Omitted from the Company’s Consolidated Statement of Cash Flows for 2019 were capital expenditures related to property, plant and equipment of $39.5 million, which will not be paid until 2020. The Company paid $43.7 million in cash during 2019 related to property, plant and equipment that was acquired in 2018. This amount was omitted from the Company’s Consolidated Statement of Cash Flows for 2018. The Company paid $41.9 million in cash during 2018 related to property, plant and equipment that was acquired in 2017. This amount was omitted from the Company’s Consolidated Statement of Cash Flows for 2017.

    The Company completed the Australia acquisition during 2019. Omitted from the Company’s Consolidated Statement of Cash Flows for 2019 was the following noncash acquisition consideration: (i) the issuance to key members of Gazal and PVH Australia management of approximately 6% of the outstanding shares in the subsidiary of the Company that holds 100% of the ownership interests in the Australia business, for which the Company recognized a $26.2 million liability on the date of the acquisition and (ii) the elimination of a $2.2 million pre-acquisition receivable owed to the Company by PVH Australia. In connection with the acquisition, the Company also remeasured its previously held equity investments in Gazal and PVH Australia to fair value, resulting in noncash increases of $23.6 million and $89.5 million, respectively, to these equity investment balances. Subsequent to the acquisition, the Company recorded a loss of $8.6 million during 2019 resulting from the remeasurement of the liability for the 6% interest issued to key members of Gazal and PVH Australia management to its redemption value as of February 2, 2020. The liability was $33.8 million as of February 2, 2020 based on exchange rates in effect on that date.
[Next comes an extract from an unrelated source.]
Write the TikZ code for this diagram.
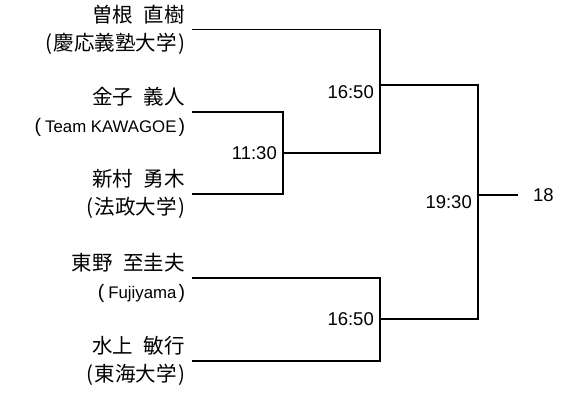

Omitted from acquisition of treasury shares in the Company’s Consolidated Statements of Cash Flows for 2019 and 2017 were $0.5 million and $1.5 million, respectively, of shares repurchased under the stock repurchase program for which the trades occurred but remained unsettled as of the end of the respective periods.

The Company recorded a loss of $1.7 million during 2019 to write-off previously capitalized debt issuance costs in connection with the refinancing of its senior credit facilities.     

Omitted from purchases of property, plant and equipment in the Company’s Consolidated Statements of Cash Flows for 2018 and 2017 were $6.0 million and $3.6 million, respectively, of assets acquired through finance leases. Please see Note 17, “Leases,” for supplemental noncash transactions information related to finance leases during 2019.

The Company completed the acquisition of the Geoffrey Beene tradename during 2018. Omitted from acquisitions, net of cash acquired in the Company’s Consolidated Statement of Cash Flows for 2018 was $0.7 million of acquisition consideration related to royalties prepaid to Geoffrey Beene by the Company under the prior license agreement and $0.4 million of liabilities assumed by the Company.

The Company recorded a loss of $8.1 million during 2017 to write-off previously capitalized debt issuance costs in connection with the early redemption of its 4 1/2% senior notes due 2022.